• [GIVEN EXERCISE] Repeat verbatim only the lines from the one with "Write a Python" through the one with "plt.rcParams['font.family'] = ['Liberation", both ends kept. Pictures stay out.

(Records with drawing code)

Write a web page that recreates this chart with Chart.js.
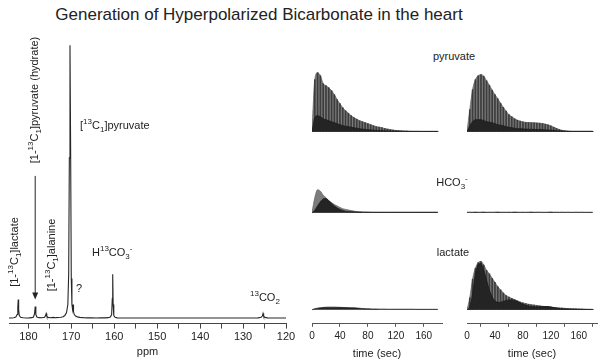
<!DOCTYPE html>
<html>
<head>
<meta charset="utf-8">
<script src="https://cdn.jsdelivr.net/npm/chart.js@4.4.0/dist/chart.umd.min.js"></script>
<style>
  body { margin: 0; background: #fff; }
  #wrap { position: relative; width: 604px; height: 364px; overflow: hidden;
          font-family: "Liberation Sans", Arial, sans-serif; color: #222; }
  canvas { position: absolute; }
  .lbl { position: absolute; font-size: 11px; white-space: nowrap; line-height: 1; }
  .lbl sup, .lbl sub { font-size: 8px; line-height: 0; }
  .ctr { transform: translate(-50%, -50%); }
  .mid { transform: translateY(-50%); }
  .rot { transform: translate(-50%, -50%) rotate(-90deg); }
  #title { position: absolute; left: 0; width: 518px; top: 5px; text-align: center; font-size: 17px; }
</style>
</head>
<body>
<div id="wrap">
  <div id="title">Generation of Hyperpolarized Bicarbonate in the heart</div>

  <canvas id="spec" width="300" height="324" style="left:0;top:40px"></canvas>

  <canvas id="pyrL" width="150" height="72" style="left:302px;top:62px"></canvas>
  <canvas id="pyrR" width="150" height="72" style="left:457px;top:62px"></canvas>
  <canvas id="hcoL" width="150" height="36" style="left:302px;top:180px"></canvas>
  <canvas id="hcoR" width="150" height="36" style="left:457px;top:180px"></canvas>
  <canvas id="lacL" width="150" height="114" style="left:302px;top:250px"></canvas>
  <canvas id="lacR" width="150" height="114" style="left:457px;top:250px"></canvas>

  <div class="lbl rot" style="left:14px;top:252px">[1-<sup>13</sup>C<sub>1</sub>]lactate</div>
  <div class="lbl rot" style="left:34px;top:100px">[1-<sup>13</sup>C<sub>1</sub>]pyruvate (hydrate)</div>
  <div class="lbl rot" style="left:51px;top:255px">[1-<sup>13</sup>C<sub>1</sub>]alanine</div>
  <div class="lbl mid" style="left:80px;top:125px">[<sup>13</sup>C<sub>1</sub>]pyruvate</div>
  <div class="lbl ctr" style="left:79px;top:288px">?</div>
  <div class="lbl mid" style="left:92px;top:252px">H<sup>13</sup>CO<sub>3</sub><sup>-</sup></div>
  <div class="lbl mid" style="left:250px;top:297px"><sup>13</sup>CO<sub>2</sub></div>

  <div class="lbl ctr" style="left:454px;top:56px">pyruvate</div>
  <div class="lbl ctr" style="left:452px;top:182px">HCO<sub>3</sub><sup>-</sup></div>
  <div class="lbl ctr" style="left:453px;top:252px">lactate</div>
</div>

<script>
Chart.defaults.font.family = '"Liberation Sans", Arial, sans-serif';
Chart.defaults.color = '#222';

// 13C spectrum, [ppm, intensity]
const spectrum = [
  [184.5, 0.5], [184, 0.6], [183.4, 0.8], [182.9, 1.5], [182.6, 4], [182.45, 11],
  [182.35, 19], [182.25, 9], [182.1, 3], [181.8, 1.3], [181.2, 0.8], [180.5, 0.6],
  [179.8, 0.7], [179.2, 0.9], [178.8, 1.6], [178.55, 5], [178.4, 12], [178.25, 4],
  [178, 1.5], [177.5, 0.9], [176.8, 0.8], [176.2, 1.3], [176, 3], [175.85, 5],
  [175.7, 2.5], [175.4, 1.2], [174.8, 0.9], [174.2, 1.2], [173.6, 0.9], [173, 1],
  [172.4, 1.3], [171.9, 1.8], [171.5, 3], [171.1, 6], [170.8, 14], [170.6, 45],
  [170.45, 160], [170.3, 272], [170.15, 170], [170, 40], [169.85, 14], [169.7, 9],
  [169.58, 14], [169.48, 7], [169.3, 4], [169, 2.5], [168.6, 1.7], [168, 1.2],
  [167.2, 0.9], [166.2, 0.7], [165.2, 0.7], [164.2, 0.6], [163.2, 0.7], [162.2, 0.7],
  [161.4, 0.9], [160.9, 1.5], [160.6, 4], [160.45, 20], [160.35, 44], [160.25, 14],
  [160.1, 3], [159.8, 1.2], [159.3, 0.7], [158.5, 0.6], [157.5, 0.5], [156, 0.5],
  [154, 0.6], [152, 0.5], [150, 0.6], [148, 0.5], [146, 0.5], [144, 0.6],
  [142, 0.5], [140, 0.5], [138, 0.6], [136, 0.5], [134, 0.5], [132, 0.6],
  [130, 0.5], [128, 0.5], [126.5, 0.7], [125.8, 1.3], [125.5, 2.5], [125.35, 5],
  [125.2, 2.5], [124.9, 1.2], [124.3, 0.7], [123.5, 0.5], [122, 0.5], [120, 0.5]
];
const ppmTicks = [180, 175, 170, 165, 160, 155, 150, 145, 140, 135, 130, 125, 120];
const arrowPpm = 178.4, arrowFrom = 142, arrowTo = 19;

// time courses (sec) and signal per panel
const times = [0, 4, 8, 12, 16, 20, 24, 28, 32, 36, 40, 44, 48, 52, 56, 60, 64, 68, 72, 76,
  80, 84, 88, 92, 96, 100, 104, 108, 112, 116, 120, 124, 128, 132, 136, 140, 144, 148, 152, 156,
  160, 164, 168, 172, 176, 180];
const timeTicks = [0, 40, 80, 120, 160];

const pyrLeftGray = [0, 52, 59, 56, 48, 46, 44, 41, 37, 32, 28, 24, 21, 18.5, 16, 14, 12.5, 11, 10, 9,
  8, 7, 6, 5, 4.5, 4, 3.2, 2.6, 2.1, 1.6, 1.2, 1, 0.8, 0.6, 0.5, 0.4, 0.3, 0.3, 0.3, 0.2,
  0.2, 0.2, 0.2, 0.2, 0.2, 0.2];
const pyrLeftDark = [0, 14, 16, 15, 13, 12, 11, 10, 9, 8, 7, 6, 5.5, 5, 4.5, 4, 3.5, 3, 2.6, 2.3,
  2, 1.8, 1.5, 1.3, 1.1, 1, 0.9, 0.8, 0.7, 0.6, 0.6, 0.5, 0.5, 0.5, 0.4, 0.4, 0.4, 0.4, 0.4, 0.4,
  0.4, 0.4, 0.4, 0.4, 0.4, 0.4];
const pyrRightGray = [0, 22, 42, 52, 56, 57, 55.5, 51, 46.5, 41.5, 37, 33, 28.5, 24.3, 20.5, 17, 15, 13, 11.5, 10.5,
  9.8, 9.3, 9.1, 9, 8.9, 8.7, 8.5, 8.1, 7.5, 6.8, 5.8, 4.5, 3.3, 2.2, 1.4, 0.9, 0.6, 0.4, 0.3, 0.3,
  0.3, 0.3, 0.3, 0.3, 0.3, 0.3];
const pyrRightDark = [0, 6, 10, 12, 12, 12, 11, 10, 9.5, 9, 8, 7, 6.5, 6, 5, 4.5, 4, 3.5, 3, 3,
  2.8, 2.6, 2.5, 2.4, 2.3, 2.2, 2.1, 2, 1.8, 1.6, 1.4, 1.2, 1, 0.8, 0.6, 0.5, 0.4, 0.4, 0.4, 0.4,
  0.4, 0.4, 0.4, 0.4, 0.4, 0.4];
const hcoLeftGray = [0, 15, 23, 21.5, 17.5, 15, 12, 10, 8.2, 6.7, 5.2, 4, 3.3, 2.7, 2.1, 1.6, 1.2, 0.9, 0.7, 0.6,
  0.5, 0.5, 0.4, 0.4, 0.4, 0.4, 0.4, 0.4, 0.4, 0.4, 0.4, 0.4, 0.4, 0.4, 0.4, 0.4, 0.4, 0.4, 0.4, 0.4,
  0.4, 0.4, 0.4, 0.4, 0.4, 0.4];
const hcoLeftDark = [0, 2.5, 7, 11, 13.8, 14.2, 12, 9.5, 6.8, 4.8, 3.3, 2.2, 1.5, 1.1, 0.9, 0.8, 0.7, 0.6, 0.5, 0.5,
  0.5, 0.4, 0.4, 0.4, 0.4, 0.4, 0.4, 0.4, 0.4, 0.4, 0.4, 0.4, 0.4, 0.4, 0.4, 0.4, 0.4, 0.4, 0.4, 0.4,
  0.4, 0.4, 0.4, 0.4, 0.4, 0.4];
const hcoRightDark = [0.4, 0.5, 0.4, 0.6, 0.4, 0.5, 0.6, 0.4, 0.5, 0.4, 0.5, 0.6, 0.4, 0.5, 0.4, 0.5, 0.4, 0.6, 0.5, 0.4,
  0.5, 0.4, 0.5, 0.6, 0.4, 0.5, 0.5, 0.4, 0.4, 0.5, 0.6, 0.4, 0.5, 0.4, 0.5, 0.4, 0.5, 0.4, 0.4, 0.5,
  0.4, 0.5, 0.4, 0.4, 0.4, 0.4];
const lacLeftDark = [0, 1, 1.6, 2, 2.3, 2.5, 2.6, 2.6, 2.6, 2.5, 2.4, 2.3, 2.2, 2.1, 2, 1.9, 1.7, 1.5, 1.2, 1,
  0.9, 0.8, 0.7, 0.7, 0.6, 0.6, 0.6, 0.5, 0.5, 0.5, 0.5, 0.5, 0.5, 0.5, 0.5, 0.5, 0.5, 0.4, 0.4, 0.4,
  0.4, 0.4, 0.4, 0.4, 0.4, 0.4];
const lacRightGray = [0, 12, 31, 42, 48, 49, 45.5, 40, 36.5, 32, 27.8, 23.5, 20.2, 17, 14.5, 12.8, 11.5, 10.3, 9, 7.8,
  6.9, 6.2, 5.6, 5.1, 4.7, 4.3, 3.9, 3.5, 3.2, 3, 2.7, 2.3, 2, 1.8, 1.6, 1.4, 1.2, 1, 0.9, 0.8,
  0.7, 0.6, 0.5, 0.4, 0.4, 0.3];
const lacRightDark = [0, 3, 16, 36, 46, 47, 40, 30, 20, 13, 9, 7.5, 7.5, 8.5, 9.5, 10, 10, 9.5, 8.5, 7,
  5.5, 4.5, 3.8, 3.3, 3, 2.9, 3, 3.2, 3.3, 3.2, 2.8, 2.2, 1.7, 1.3, 1, 0.8, 0.7, 0.6, 0.5, 0.5,
  0.4, 0.4, 0.4, 0.3, 0.3, 0.3];

const arrowPlugin = {
  id: 'arrow',
  afterDatasetsDraw(chart) {
    const ctx = chart.ctx;
    const x = chart.scales.x.getPixelForValue(arrowPpm);
    const y1 = chart.scales.y.getPixelForValue(arrowFrom);
    const y2 = chart.scales.y.getPixelForValue(arrowTo);
    ctx.save();
    ctx.strokeStyle = '#222';
    ctx.fillStyle = '#222';
    ctx.lineWidth = 1;
    ctx.beginPath();
    ctx.moveTo(x, y1);
    ctx.lineTo(x, y2 - 6);
    ctx.stroke();
    ctx.beginPath();
    ctx.moveTo(x - 3, y2 - 7);
    ctx.lineTo(x + 3, y2 - 7);
    ctx.lineTo(x, y2);
    ctx.closePath();
    ctx.fill();
    ctx.restore();
  }
};

new Chart(document.getElementById('spec'), {
  type: 'line',
  data: {
    datasets: [{
      data: spectrum.map(p => ({ x: p[0], y: p[1] })),
      borderColor: '#262626', borderWidth: 1.1, pointRadius: 0, tension: 0, fill: false
    }]
  },
  options: {
    responsive: false, animation: false,
    layout: { padding: { left: 9, right: 14, top: 5, bottom: 5 } },
    plugins: { legend: { display: false }, tooltip: { enabled: false } },
    scales: {
      x: {
        type: 'linear', reverse: true, min: 120, max: 184.5,
        afterBuildTicks: ax => { ax.ticks = ppmTicks.map(v => ({ value: v })); },
        ticks: { callback: v => (v % 10 === 0 ? String(v) : ''), font: { size: 11 }, padding: 2,
                 maxRotation: 0, autoSkip: false },
        grid: { display: true, drawOnChartArea: false, drawTicks: true, tickLength: 5, color: '#444' },
        border: { display: true, color: '#444', width: 1 },
        title: { display: true, text: 'ppm', font: { size: 11 }, padding: { top: 0, bottom: 0 } }
      },
      y: { display: false, min: -5, max: 272.3 }
    }
  },
  plugins: [arrowPlugin]
});

function pts(vals) {
  return vals.map((v, i) => ({ x: times[i], y: v }));
}

function panel(id, layers, yMin, yMax, showAxis) {
  const datasets = [];
  if (layers.dark) datasets.push({
    type: 'line', data: pts(layers.dark), fill: 'origin', backgroundColor: '#242424',
    borderColor: '#1c1c1c', borderWidth: 0.8, pointRadius: 0, cubicInterpolationMode: 'monotone', order: 0
  });
  if (layers.stripes) datasets.push({
    type: 'bar', data: pts(layers.stripes), backgroundColor: 'rgba(40,40,40,0.75)',
    barThickness: 1, order: 1
  });
  if (layers.gray) datasets.push({
    type: 'line', data: pts(layers.gray), fill: 'origin', backgroundColor: '#7c7c7c',
    borderColor: '#666', borderWidth: 0.8, pointRadius: 0, cubicInterpolationMode: 'monotone', order: 2
  });
  new Chart(document.getElementById(id), {
    type: 'line',
    data: { datasets },
    options: {
      responsive: false, animation: false,
      layout: { padding: { left: 10, right: 10, top: 0, bottom: showAxis ? 3 : 0 } },
      plugins: { legend: { display: false }, tooltip: { enabled: false } },
      scales: {
        x: {
          type: 'linear', min: 0, max: 186, offset: false, display: showAxis,
          afterBuildTicks: ax => { ax.ticks = timeTicks.map(v => ({ value: v })); },
          ticks: { font: { size: 10 }, padding: 3, maxRotation: 0, autoSkip: false },
          grid: { display: true, drawOnChartArea: false, drawTicks: true, tickLength: 3, color: '#555' },
          border: { display: true, color: '#555', width: 1 },
          title: { display: true, text: 'time (sec)', font: { size: 11 }, padding: { top: 3, bottom: 0 } }
        },
        y: { display: false, min: yMin, max: yMax }
      }
    }
  });
}

panel('pyrL', { gray: pyrLeftGray, stripes: pyrLeftGray, dark: pyrLeftDark }, -2.3, 69.7, false);
panel('pyrR', { gray: pyrRightGray, stripes: pyrRightGray, dark: pyrRightDark }, -2.3, 69.7, false);
panel('hcoL', { gray: hcoLeftGray, dark: hcoLeftDark }, -3.3, 32.7, false);
panel('hcoR', { dark: hcoRightDark }, -3.3, 32.7, false);
panel('lacL', { dark: lacLeftDark }, -14.3, 60.7, true);
panel('lacR', { gray: lacRightGray, stripes: lacRightGray, dark: lacRightDark }, -14.3, 60.7, true);
</script>
</body>
</html>
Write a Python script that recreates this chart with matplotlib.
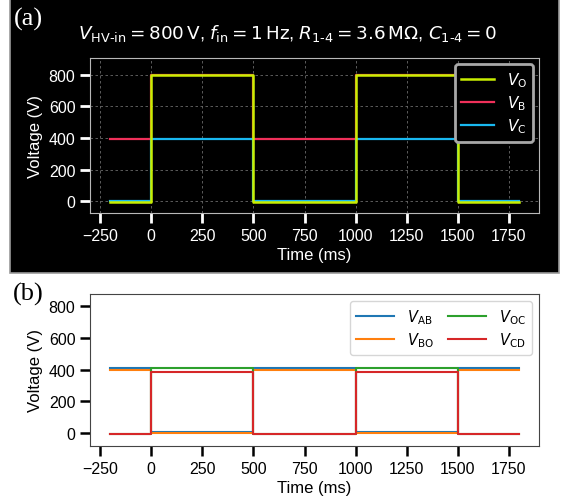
import matplotlib
matplotlib.use("Agg")
import matplotlib.pyplot as plt
from matplotlib.patches import Rectangle

plt.rcParams['mathtext.fontset'] = 'dejavusans'
plt.rcParams['font.family'] = ['Liberation Sans', 'DejaVu Sans']

# step edges (ms) and level on each segment (V)
edges = [-200, 0, 500, 1000, 1500, 1800]
V_O = [-3, 797, -3, 797, -3]
V_B = [390, 795, 390, 795, 390]
V_C = [-1, 390, -1, 390, -1]

V_AB = [408, 6, 408, 6, 408]
V_BO = [398, -1, 398, -1, 398]
V_OC = [-3, 408, -3, 408, -3]
V_CD = [-4, 388, -4, 388, -4]

xticks = [-250, 0, 250, 500, 750, 1000, 1250, 1500, 1750]
yticks = [0, 200, 400, 600, 800]

W, H = 562, 502
fig = plt.figure(figsize=(W / 100, H / 100), dpi=100)

# black background for panel (a)
bg = fig.add_axes([0, 0, 1, 1], zorder=-10)
bg.set_axis_off()
bg.set_xlim(0, 1)
bg.set_ylim(0, 1)
bg.add_patch(Rectangle((10 / W, 1 - 274 / H), 549 / W, 274 / H + 0.01,
                       facecolor='black', edgecolor='#9a9a9a', linewidth=1.2))

def ax_rect(l, t, r, b):
    return [l / W, 1 - b / H, (r - l) / W, (b - t) / H]

def st(vals):
    return list(vals) + [vals[-1]]

# ---------- panel (a)
ax1 = fig.add_axes(ax_rect(90, 59, 539, 214))
ax1.set_facecolor('black')
ax1.plot(edges, st(V_C), drawstyle='steps-post', color='#19b8f0', lw=1.6, label=r'$V_{\mathrm{C}}$', zorder=3)
ax1.plot(edges, st(V_B), drawstyle='steps-post', color='#f0305a', lw=1.6, label=r'$V_{\mathrm{B}}$', zorder=2)
ax1.plot(edges, st(V_O), drawstyle='steps-post', color='#c8ee00', lw=1.8, label=r'$V_{\mathrm{O}}$', zorder=4)
ax1.set_xlim(-300, 1897)
ax1.set_ylim(-75, 905)
ax1.set_xticks(xticks)
ax1.set_yticks(yticks)
ax1.grid(True, color='#6a6a6a', linestyle=(0, (3, 3)), linewidth=0.6)
for s in ax1.spines.values():
    s.set_color('#b8b8b8')
ax1.tick_params(colors='white', labelsize=11.5, length=7, width=2)
ax1.set_xlabel('Time (ms)', color='white', fontsize=12, labelpad=3)
ax1.set_ylabel('Voltage (V)', color='white', fontsize=12, labelpad=4)
h, l = ax1.get_legend_handles_labels()
leg = ax1.legend([h[2], h[1], h[0]], [l[2], l[1], l[0]], loc='upper right',
                 fontsize=11, facecolor='black', edgecolor='#a8a8a8',
                 framealpha=1, fancybox=True, borderpad=0.4, labelspacing=0.3,
                 handlelength=2.2, handletextpad=0.8, borderaxespad=0.4)
leg.get_frame().set_linewidth(2)
for t in leg.get_texts():
    t.set_color('white')

fig.text(288 / W, 1 - 34 / H,
         r'$V_{\mathrm{HV\text{-}in}} = 800\,\mathrm{V}$, $f_{\mathrm{in}} = 1\,\mathrm{Hz}$, '
         r'$R_{\mathrm{1\text{-}4}} = 3.6\,\mathrm{M\Omega}$, $C_{\mathrm{1\text{-}4}} = 0$',
         color='white', fontsize=13.2, ha='center', va='center')
fig.text(14 / W, 1 - 19 / H, '(a)', color='white', fontsize=19,
         family='Liberation Serif', ha='left', va='center')

# ---------- panel (b)
ax2 = fig.add_axes(ax_rect(90, 295, 539, 447))
ax2.plot(edges, st(V_AB), drawstyle='steps-post', color='#1f77b4', lw=1.5, label=r'$V_{\mathrm{AB}}$')
ax2.plot(edges, st(V_BO), drawstyle='steps-post', color='#ff7f0e', lw=1.5, label=r'$V_{\mathrm{BO}}$')
ax2.plot(edges, st(V_OC), drawstyle='steps-post', color='#2ca02c', lw=1.5, label=r'$V_{\mathrm{OC}}$')
ax2.plot(edges, st(V_CD), drawstyle='steps-post', color='#d62728', lw=1.5, label=r'$V_{\mathrm{CD}}$')
ax2.set_xlim(-300, 1897)
ax2.set_ylim(-80, 875)
ax2.set_xticks(xticks)
ax2.set_yticks(yticks)
for s in ax2.spines.values():
    s.set_color('#444444')
ax2.tick_params(labelsize=11.5, length=7, width=1.8)
ax2.set_xlabel('Time (ms)', fontsize=12, labelpad=3)
ax2.set_ylabel('Voltage (V)', fontsize=12, labelpad=4)
ax2.legend(loc='upper right', ncol=2, fontsize=10.5, columnspacing=1.0,
           handlelength=2.6, handletextpad=0.9, labelspacing=0.3)
fig.text(13 / W, 1 - 294 / H, '(b)', color='black', fontsize=19,
         family='Liberation Serif', ha='left', va='center')

fig.savefig('out.png', dpi=100)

• [EXERCISE RESULT]
Write a Python script that recreates this chart with matplotlib.
import matplotlib
matplotlib.use("Agg")
import matplotlib.pyplot as plt
from matplotlib.patches import Rectangle

plt.rcParams['mathtext.fontset'] = 'dejavusans'
plt.rcParams['font.family'] = ['Liberation Sans', 'DejaVu Sans']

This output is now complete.